"Ils ont pris l'argent mais ne nous ont pas emmenés où nous voulions." Les migrants clandestins originaires d'Afrique subsaharienne qui tentent de pénétrer dans les enclaves espagnoles de Ceuta et Melilla au Maroc sont souvent victimes de passeurs sans scrupules qui profitent de leur rêve d'une vie meilleure en Europe.
Pour Joe Kararla, comme pour beaucoup d'autres, le rêve a tourné au cauchemar. Ce Ghanéen de 28 ans dit avoir perdu toutes ses économies et avoir marché dans le désert avant d'être expulsé du Maroc. Il a raconté sa triste aventure à l'Associated Press.
Des milliers de candidats à l'immigration sont victimes de passeurs qui ciblent en particulier les jeunes hommes dans les zones en guerre et les pays pauvres de l'Afrique subsaharienne.
Les candidats à l'immigration payent des centaines, voire des milliers de dollars pour être conduits jusqu'aux portes de l'Europe. Les passeurs les plus malhonnêtes laissent parfois leurs "clients" en plein désert au Maroc ou les font embarquer sur des embarcations de fortune sur la Méditerranée, pour une dangereuse traversée qui s'achève souvent en drame.
Quant aux tentatives des clandestins pour tenter de pénétrer à Ceuta et Melilla, elles se sont soldées récemment par la mort de migrants suite à l'intervention des forces de l'ordre.

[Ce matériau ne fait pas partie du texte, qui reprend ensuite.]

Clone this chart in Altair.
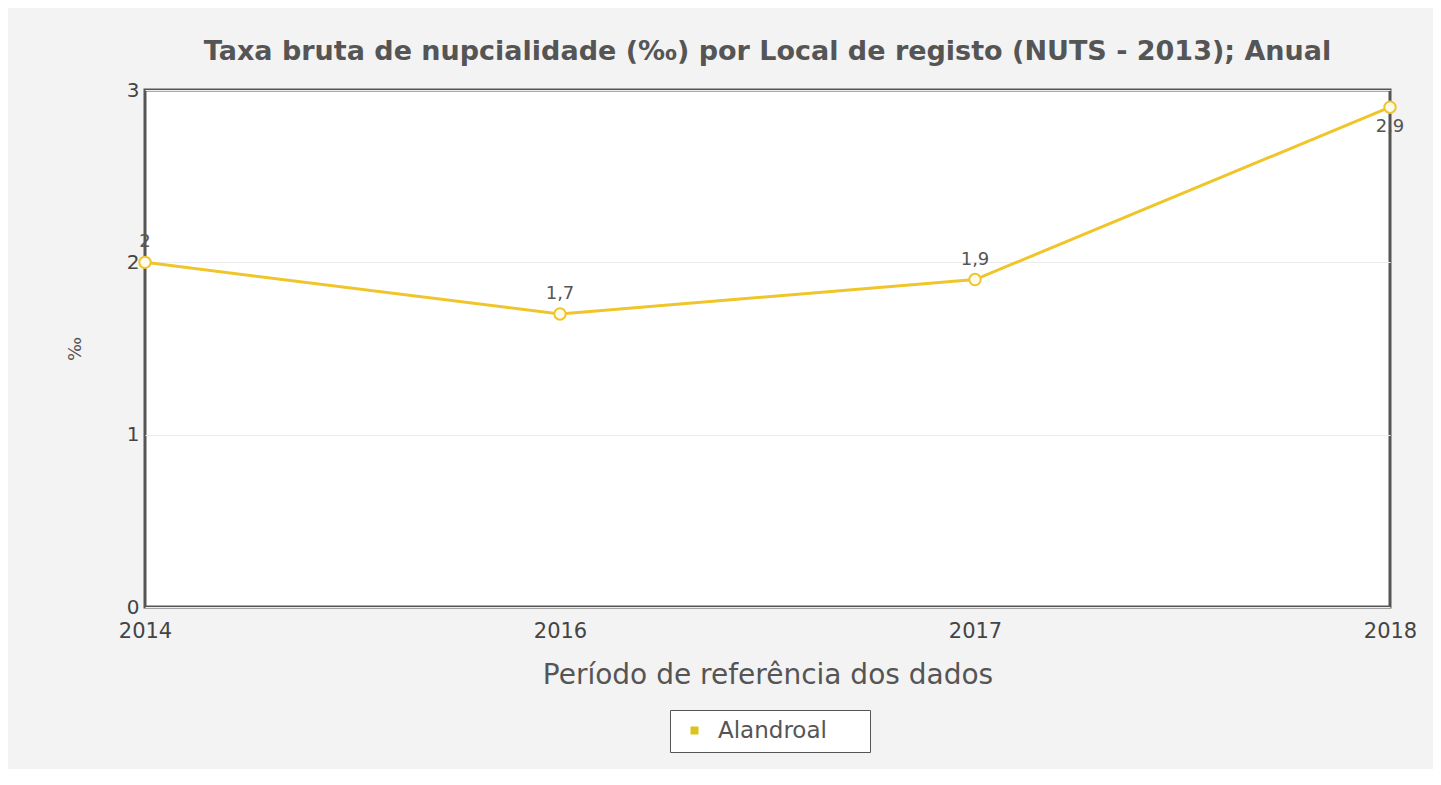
import altair as alt
import pandas as pd

years = ["2014", "2016", "2017", "2018"]
values = [2.0, 1.7, 1.9, 2.9]
series = ["Alandroal"] * 4
label_side = ["above", "above", "above", "below"]

df = pd.DataFrame({"ano": years, "valor": values, "serie": series, "lado": label_side})

GOLD = "#f0c52a"
FONT = "DejaVu Sans"

x = alt.X("ano:O", sort=years,
          scale=alt.Scale(type="point", padding=0),
          axis=alt.Axis(title="Período de referência dos dados", labelAngle=0,
                        labelFontSize=21, labelColor="#444", labelPadding=13,
                        titleFontSize=28, titleColor="#555", titleFontWeight="normal",
                        titlePadding=20, domain=False, ticks=False, grid=False,
                        labelFont=FONT, titleFont=FONT))
y = alt.Y("valor:Q", scale=alt.Scale(domain=[0, 3]),
          axis=alt.Axis(title="‰", values=[0, 1, 2, 3], labelFontSize=20, labelColor="#444",
                        labelPadding=6, titleFontSize=18, titleColor="#555",
                        titleFontWeight="normal", titlePadding=42, domain=False, ticks=False,
                        gridColor="#ececec", labelFont=FONT, titleFont=FONT))

color = alt.Color("serie:N", scale=alt.Scale(range=[GOLD]),
                  legend=alt.Legend(title=None, orient="none", legendX=525, legendY=620,
                                    symbolType="square", symbolSize=64, symbolStrokeWidth=0,
                                    symbolFillColor="#d9c41c",
                                    labelFontSize=23, labelColor="#555", labelFont=FONT,
                                    labelExpr="datum.label + '\u2800\u2800'",
                                    fillColor="white", strokeColor="#555", padding=9,
                                    symbolOffset=4, labelOffset=12))

base = alt.Chart(df)

line = base.mark_line(strokeWidth=3).encode(x=x, y=y, color=color)
pts = base.mark_point(filled=True, fill="#fffbea", stroke=GOLD, strokeWidth=2, size=130, opacity=1).encode(x=x, y=y)

lab_expr = "replace(format(datum.valor, '~g'), '.', ',')"
above = base.transform_filter("datum.lado == 'above'").transform_calculate(txt=lab_expr).mark_text(
    dy=-20, fontSize=18, color="#555", font=FONT).encode(x=x, y=y, text="txt:N")
below = base.transform_filter("datum.lado == 'below'").transform_calculate(txt=lab_expr).mark_text(
    dy=20, fontSize=18, color="#555", font=FONT).encode(x=x, y=y, text="txt:N")

chart = alt.layer(line, pts, above, below).properties(
    width=1245, height=517,
    title=alt.TitleParams("Taxa bruta de nupcialidade (‰) por Local de registo (NUTS - 2013); Anual",
                          fontSize=27, font=FONT, fontWeight="bold", color="#555", offset=14,
                          anchor="middle"),
    autosize=alt.AutoSizeParams(type="none"),
    padding={"left": 137, "top": 82, "right": 43, "bottom": 162},
    background="#f3f3f3",
).configure_view(stroke="#555", strokeWidth=3, fill="white")

chart.save("out.html", embed_options={"renderer": "svg", "actions": False})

Les passeurs "sont responsables de ma misère", a souligné Kararla, assis sur un lit dans un centre de rétention à Oujda, où il a séjourné avec des centaines d'autres clandestins avant d'être expulsé par avion. "Ils ont pris mon argent et ne nous ont pas emmenés où nous voulions aller."
"Dès que le migrant remet l'argent et son passeport, il dépend entièrement du réseau" de passeurs, souligne Jean-Philippe Chauzy, de l'Organisation internationale pour les migrations (OIM). "Les réseaux gardent les migrants comme des otages. Si vous ne pouvez pas payer plus, vous êtes abandonnés."
Certains passeurs font cheminer les clandestins par des itinéraires dangereux tels que des zones minées dans le Sahara-Occidental pour éviter les patrouilles, précise M. Chauzy.
Kararla dit avoir rencontré Yaya, un passeur d'une trentaine d'années, dans un camp en Algérie près de la frontière avec le Maroc, où de nombreux Africains attendent le moment propice pour tenter de pénétrer à Melilla.
Il s'est ensuite rendu à Rabat où il a rencontré d'autres passeurs, qui étaient tous Ghanéens comme lui. Il leur a versé 2.700 euros au total. D'autres à Oujda disent avoir payé moins, environ 1.000 euros. Mais la somme peut atteindre 10.000 euros pour les migrants du Pakistan, du Bangladesh et de l'Inde, qui passent par les Etats du Golfe arabo-persique avant de gagner le Maroc.
Kararla était arrivé au Maroc quatre ans plus tôt, plein d'espoir. Il voulait tenter sa chance en Europe, trouver du travail et envoyer de l'argent à sa famille. "Je dois m'occuper d'eux", explique-t-il.
Il a gagné le Maroc en voiture en passant par la Libye et l'Algérie. A Rabat, il louait une chambre dans un quartier où résidaient la plupart des clandestins africains.
Il a tenté deux fois de passer en Europe par bateau mais a été arrêté par la police marocaine et refoulé vers la frontière algérienne. Il est malgré tout revenu et s'est caché dans les forêts entourant Melilla. Avec 200 autres migrants, il a tenté d'escalader les clôtures entourant l'enclave espagnole il y a quelques semaines. Des soldats marocains sont intervenus pour l'empêcher de passer.
Il raconte avoir été détenu pendant six heures dans un poste de police, frappé avec un bâton, puis conduit avec 400 autres compagnons d'infortune dans le désert, où il a été dépouillé de ce qui lui restait d'argent et abandonné sur place. Les migrants ont marché pendant neuf jours mendiant du pain et de l'eau lorsqu'ils rencontraient des villageois et des bergers. Arrivés à la frontière avec l'Algérie, ils ont été arrêtés et renvoyés vers le Maroc.
Après une nouvelle marche de six jours dans des conditions aussi pénibles que la précédente, il a été arrêté par la police marocaine et conduit vers le centre de rétention, avant d'être expulsé d'Oujda par avion vers le Mali.
Son rêve a été brisé, mais il n'y a pas renoncé définitivement. "Je ne sais pas de quoi demain sera fait. Je ne sais pas où je vais aller maintenant. Mais je sais que je trouverai un autre moyen pour aller en Europe."